Since childhood, Myrick was interested in politics. He recalls being fascinated with presidential elections at age seven and joining the debate team in high school. At age 20, Myrick joined the California League of Conservation Voters, which inspired him to start his own organization. He founded Standing to Represent Our Next Generation (STRONG) at age 21, to bolster youth civic engagement and support issues that young people cared about. He met California State Assemblymember Nancy Skinner in 2008 and joined her staff in 2009. Myrick was chosen to serve the Richmond City Council at the young age of 27 in 2013, and has been a strong advocate for youth and diversity.

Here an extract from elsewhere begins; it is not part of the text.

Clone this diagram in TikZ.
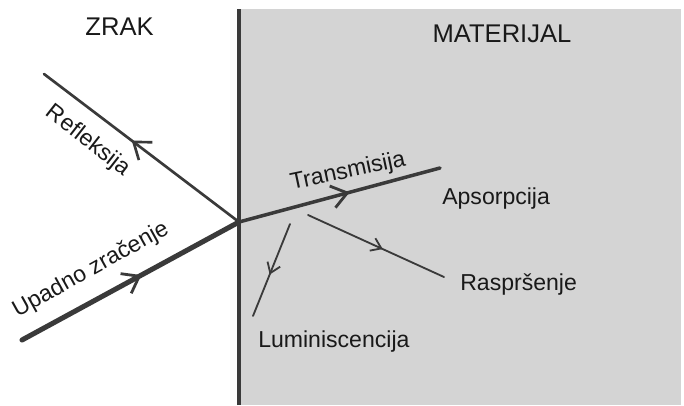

“I had a number of ideas, like The Richmond Promise,” Myrick recalled the inception of the program he would become most proud of. “The basic idea is that if you live in Richmond and you go to public school here, we’re going to make sure you have money for college,” Myrick explained. Funded by Chevron, The Richmond Promise grants money for college to any student who graduates from a public high school in West Contra Costa School District. Just one part of a larger community benefits package, Myrick negotiated the deal along with now current Mayor Tom Butt and former council member Jim Rogers.
Myrick said, “If we are able to get it right and make sure that it’s sustainable, it will impact the lives of thousands of young people hopefully for generations to come.” Myrick attended Kennedy High which is considered an under-resourced school.
“I think that kids who go to high schools like mine need to know that leaders in their community have confidence in their ability to succeed,” he said.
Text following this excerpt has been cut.